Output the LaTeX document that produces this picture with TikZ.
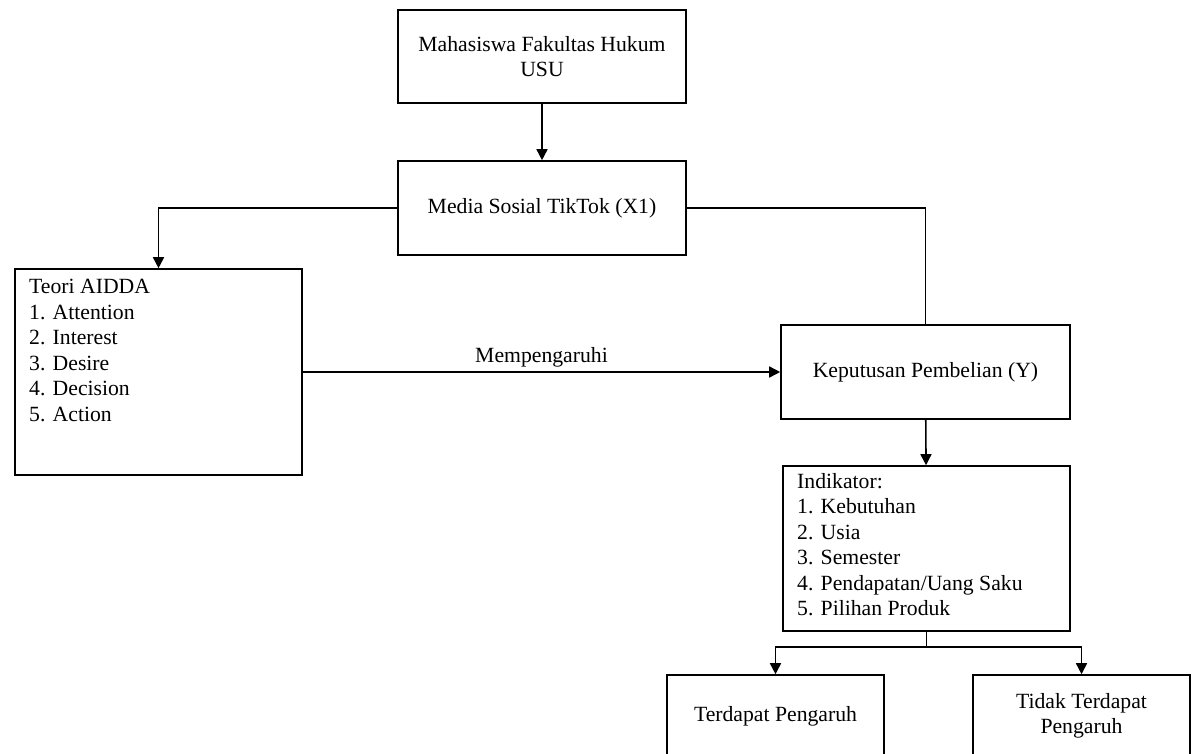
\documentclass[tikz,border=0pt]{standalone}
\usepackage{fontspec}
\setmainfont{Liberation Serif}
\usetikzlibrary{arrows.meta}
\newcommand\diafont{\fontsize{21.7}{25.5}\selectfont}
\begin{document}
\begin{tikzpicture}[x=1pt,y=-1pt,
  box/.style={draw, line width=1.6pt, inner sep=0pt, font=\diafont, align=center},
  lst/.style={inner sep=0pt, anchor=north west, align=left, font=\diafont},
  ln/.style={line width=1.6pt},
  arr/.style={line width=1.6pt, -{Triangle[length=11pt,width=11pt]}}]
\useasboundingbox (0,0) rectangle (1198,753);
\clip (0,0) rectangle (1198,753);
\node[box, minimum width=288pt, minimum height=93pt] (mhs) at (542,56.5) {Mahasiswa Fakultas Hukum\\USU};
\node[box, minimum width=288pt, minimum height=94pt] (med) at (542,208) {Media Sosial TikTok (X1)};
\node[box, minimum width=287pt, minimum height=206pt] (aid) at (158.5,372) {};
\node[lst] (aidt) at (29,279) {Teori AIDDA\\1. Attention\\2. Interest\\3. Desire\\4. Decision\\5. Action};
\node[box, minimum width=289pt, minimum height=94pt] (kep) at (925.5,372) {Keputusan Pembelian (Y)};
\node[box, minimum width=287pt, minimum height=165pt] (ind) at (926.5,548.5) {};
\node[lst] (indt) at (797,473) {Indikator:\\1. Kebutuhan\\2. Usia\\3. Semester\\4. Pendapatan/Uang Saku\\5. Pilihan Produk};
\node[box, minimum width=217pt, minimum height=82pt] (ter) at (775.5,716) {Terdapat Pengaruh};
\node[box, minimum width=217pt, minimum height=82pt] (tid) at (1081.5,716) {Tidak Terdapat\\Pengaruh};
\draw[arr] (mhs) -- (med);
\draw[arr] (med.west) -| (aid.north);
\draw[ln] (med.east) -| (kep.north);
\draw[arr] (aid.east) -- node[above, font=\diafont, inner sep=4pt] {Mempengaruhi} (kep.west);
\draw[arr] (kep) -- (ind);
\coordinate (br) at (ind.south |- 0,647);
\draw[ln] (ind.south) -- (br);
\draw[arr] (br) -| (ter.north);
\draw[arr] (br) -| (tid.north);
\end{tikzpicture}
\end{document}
==
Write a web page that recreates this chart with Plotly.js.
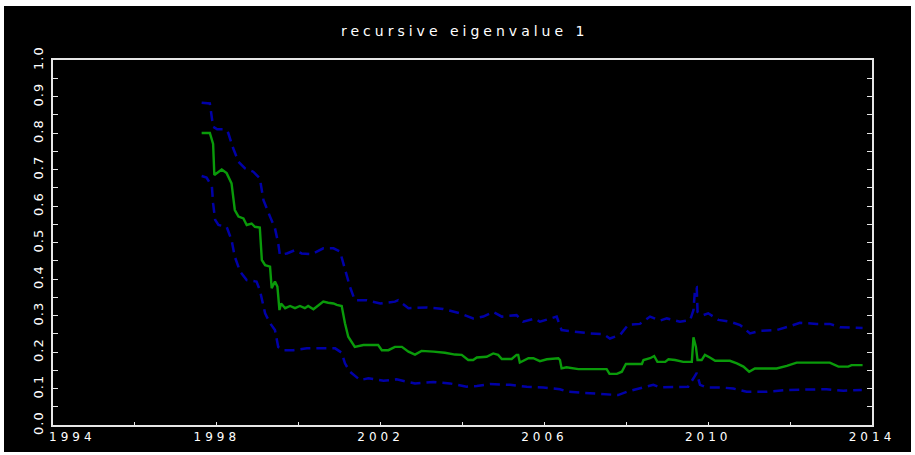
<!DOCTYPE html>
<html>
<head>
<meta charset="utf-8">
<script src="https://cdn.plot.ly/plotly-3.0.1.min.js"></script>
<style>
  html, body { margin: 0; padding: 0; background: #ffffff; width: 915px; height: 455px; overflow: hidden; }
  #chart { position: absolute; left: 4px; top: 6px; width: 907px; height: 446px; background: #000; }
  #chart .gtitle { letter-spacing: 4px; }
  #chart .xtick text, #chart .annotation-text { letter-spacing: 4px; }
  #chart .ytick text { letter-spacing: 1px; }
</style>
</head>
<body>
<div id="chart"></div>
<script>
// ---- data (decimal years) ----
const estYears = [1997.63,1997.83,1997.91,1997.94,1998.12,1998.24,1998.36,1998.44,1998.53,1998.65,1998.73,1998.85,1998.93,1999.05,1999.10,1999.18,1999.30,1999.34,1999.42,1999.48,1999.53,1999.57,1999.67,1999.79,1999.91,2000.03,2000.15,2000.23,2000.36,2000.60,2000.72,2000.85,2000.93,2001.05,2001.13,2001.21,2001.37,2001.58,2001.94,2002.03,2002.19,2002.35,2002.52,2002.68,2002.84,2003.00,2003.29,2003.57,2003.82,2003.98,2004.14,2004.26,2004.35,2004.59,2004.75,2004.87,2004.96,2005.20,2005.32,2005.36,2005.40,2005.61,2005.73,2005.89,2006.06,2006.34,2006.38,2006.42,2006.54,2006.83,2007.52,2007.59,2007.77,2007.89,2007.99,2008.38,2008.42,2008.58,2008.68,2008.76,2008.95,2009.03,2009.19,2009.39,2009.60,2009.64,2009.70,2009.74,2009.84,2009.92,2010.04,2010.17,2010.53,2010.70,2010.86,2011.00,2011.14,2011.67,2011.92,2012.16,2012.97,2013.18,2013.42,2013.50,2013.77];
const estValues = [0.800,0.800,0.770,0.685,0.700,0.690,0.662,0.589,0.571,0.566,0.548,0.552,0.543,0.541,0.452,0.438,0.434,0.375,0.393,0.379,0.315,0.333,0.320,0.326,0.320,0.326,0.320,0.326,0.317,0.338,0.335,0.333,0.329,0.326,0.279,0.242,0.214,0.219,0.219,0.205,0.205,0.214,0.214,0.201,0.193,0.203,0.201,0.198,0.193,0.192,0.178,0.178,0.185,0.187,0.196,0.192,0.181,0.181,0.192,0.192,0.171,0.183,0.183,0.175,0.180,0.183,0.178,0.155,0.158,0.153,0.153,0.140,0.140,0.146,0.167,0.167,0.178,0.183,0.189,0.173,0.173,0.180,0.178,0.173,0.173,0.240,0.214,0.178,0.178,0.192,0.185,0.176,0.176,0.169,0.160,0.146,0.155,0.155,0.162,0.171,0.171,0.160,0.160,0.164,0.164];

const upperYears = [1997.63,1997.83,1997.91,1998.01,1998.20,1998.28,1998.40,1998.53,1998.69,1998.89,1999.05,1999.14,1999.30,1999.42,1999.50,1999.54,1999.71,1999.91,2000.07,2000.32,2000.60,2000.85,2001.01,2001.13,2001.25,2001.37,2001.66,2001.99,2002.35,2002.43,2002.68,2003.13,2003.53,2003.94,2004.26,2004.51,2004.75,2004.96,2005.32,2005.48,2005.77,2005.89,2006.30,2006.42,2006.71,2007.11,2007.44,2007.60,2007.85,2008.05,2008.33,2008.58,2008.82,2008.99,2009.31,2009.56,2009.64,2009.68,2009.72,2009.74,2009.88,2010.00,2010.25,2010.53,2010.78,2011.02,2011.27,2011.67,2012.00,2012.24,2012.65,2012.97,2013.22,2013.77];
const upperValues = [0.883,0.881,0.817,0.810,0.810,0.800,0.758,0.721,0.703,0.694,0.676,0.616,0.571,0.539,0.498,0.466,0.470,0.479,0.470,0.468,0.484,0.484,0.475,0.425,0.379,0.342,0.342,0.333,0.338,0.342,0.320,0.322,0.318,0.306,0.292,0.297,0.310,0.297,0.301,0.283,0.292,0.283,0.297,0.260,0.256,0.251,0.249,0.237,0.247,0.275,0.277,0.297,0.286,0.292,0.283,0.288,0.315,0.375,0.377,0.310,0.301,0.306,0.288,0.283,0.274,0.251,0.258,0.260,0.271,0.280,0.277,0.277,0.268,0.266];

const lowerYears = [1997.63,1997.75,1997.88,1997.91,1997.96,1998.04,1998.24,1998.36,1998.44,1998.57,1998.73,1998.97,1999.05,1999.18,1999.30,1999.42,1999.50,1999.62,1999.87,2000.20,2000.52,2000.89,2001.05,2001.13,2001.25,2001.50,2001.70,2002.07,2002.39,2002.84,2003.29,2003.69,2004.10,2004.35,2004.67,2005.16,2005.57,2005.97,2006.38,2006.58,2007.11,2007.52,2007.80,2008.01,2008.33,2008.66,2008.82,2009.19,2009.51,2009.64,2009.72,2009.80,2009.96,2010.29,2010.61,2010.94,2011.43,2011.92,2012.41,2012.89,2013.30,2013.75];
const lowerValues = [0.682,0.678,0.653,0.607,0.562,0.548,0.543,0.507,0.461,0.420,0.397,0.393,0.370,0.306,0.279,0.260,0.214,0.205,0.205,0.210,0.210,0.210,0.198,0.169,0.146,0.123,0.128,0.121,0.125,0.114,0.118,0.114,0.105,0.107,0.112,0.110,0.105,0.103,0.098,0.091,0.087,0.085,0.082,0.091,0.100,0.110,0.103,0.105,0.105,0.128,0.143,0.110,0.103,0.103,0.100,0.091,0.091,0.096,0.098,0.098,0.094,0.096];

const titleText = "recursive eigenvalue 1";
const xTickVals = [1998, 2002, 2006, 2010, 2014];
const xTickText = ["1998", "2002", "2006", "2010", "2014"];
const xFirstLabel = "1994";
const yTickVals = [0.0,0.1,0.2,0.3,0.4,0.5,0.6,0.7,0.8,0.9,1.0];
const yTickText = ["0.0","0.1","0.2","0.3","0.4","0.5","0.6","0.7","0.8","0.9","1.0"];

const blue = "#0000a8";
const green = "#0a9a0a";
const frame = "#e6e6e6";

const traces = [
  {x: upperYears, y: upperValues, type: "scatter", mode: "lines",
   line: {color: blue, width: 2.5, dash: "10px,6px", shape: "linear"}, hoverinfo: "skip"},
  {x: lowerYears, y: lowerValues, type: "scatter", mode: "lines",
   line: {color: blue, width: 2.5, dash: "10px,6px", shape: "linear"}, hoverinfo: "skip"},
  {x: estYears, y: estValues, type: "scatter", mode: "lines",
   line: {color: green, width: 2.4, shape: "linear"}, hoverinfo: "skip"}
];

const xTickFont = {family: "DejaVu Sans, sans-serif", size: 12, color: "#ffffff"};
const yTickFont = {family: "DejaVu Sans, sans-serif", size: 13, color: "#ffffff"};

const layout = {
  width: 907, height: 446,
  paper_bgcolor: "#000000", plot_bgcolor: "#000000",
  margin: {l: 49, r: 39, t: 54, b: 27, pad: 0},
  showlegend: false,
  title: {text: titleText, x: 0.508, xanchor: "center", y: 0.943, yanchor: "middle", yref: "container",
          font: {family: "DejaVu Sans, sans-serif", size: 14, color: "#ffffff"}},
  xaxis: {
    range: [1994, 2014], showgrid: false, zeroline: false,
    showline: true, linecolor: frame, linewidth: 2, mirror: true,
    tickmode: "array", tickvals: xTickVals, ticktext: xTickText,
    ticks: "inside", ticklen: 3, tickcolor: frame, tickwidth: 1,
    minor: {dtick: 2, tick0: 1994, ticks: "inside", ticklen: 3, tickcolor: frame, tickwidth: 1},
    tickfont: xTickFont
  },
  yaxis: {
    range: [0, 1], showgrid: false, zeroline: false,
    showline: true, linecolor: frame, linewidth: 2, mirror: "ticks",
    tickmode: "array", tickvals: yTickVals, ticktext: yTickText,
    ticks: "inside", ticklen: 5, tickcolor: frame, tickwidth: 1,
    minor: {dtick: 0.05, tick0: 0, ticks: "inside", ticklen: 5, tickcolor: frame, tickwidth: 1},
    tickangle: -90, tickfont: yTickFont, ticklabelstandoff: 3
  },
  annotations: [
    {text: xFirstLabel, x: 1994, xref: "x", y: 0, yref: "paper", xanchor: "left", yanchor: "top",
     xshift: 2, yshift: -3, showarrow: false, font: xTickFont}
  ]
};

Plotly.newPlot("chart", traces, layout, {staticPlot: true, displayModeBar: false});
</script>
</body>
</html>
...
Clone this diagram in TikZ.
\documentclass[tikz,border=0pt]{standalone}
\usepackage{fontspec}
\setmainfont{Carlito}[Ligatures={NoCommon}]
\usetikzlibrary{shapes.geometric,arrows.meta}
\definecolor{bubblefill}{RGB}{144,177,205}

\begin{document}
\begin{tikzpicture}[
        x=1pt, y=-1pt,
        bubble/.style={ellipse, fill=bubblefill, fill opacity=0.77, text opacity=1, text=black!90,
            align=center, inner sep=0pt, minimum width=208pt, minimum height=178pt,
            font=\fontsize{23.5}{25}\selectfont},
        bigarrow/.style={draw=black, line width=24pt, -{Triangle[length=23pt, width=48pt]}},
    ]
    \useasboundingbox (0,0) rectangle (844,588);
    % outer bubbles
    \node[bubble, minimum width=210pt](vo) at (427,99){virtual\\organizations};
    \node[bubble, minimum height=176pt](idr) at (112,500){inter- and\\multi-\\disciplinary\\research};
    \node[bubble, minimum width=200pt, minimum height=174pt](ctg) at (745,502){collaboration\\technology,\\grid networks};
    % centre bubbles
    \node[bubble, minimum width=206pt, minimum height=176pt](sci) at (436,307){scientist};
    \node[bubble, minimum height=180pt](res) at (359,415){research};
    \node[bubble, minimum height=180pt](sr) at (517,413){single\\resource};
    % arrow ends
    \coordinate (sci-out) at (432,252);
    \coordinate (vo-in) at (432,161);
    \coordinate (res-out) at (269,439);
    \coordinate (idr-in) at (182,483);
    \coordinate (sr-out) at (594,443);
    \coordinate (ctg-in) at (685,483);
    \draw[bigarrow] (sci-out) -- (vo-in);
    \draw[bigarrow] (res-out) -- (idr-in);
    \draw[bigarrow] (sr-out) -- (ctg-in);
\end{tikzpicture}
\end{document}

* GIVEN REQUEST
All lines of the data above that include the word "with" must be shown.

* THE RESPONSE
Output the LaTeX document that produces this picture with TikZ.
Write a web page that recreates this chart with Plotly.js.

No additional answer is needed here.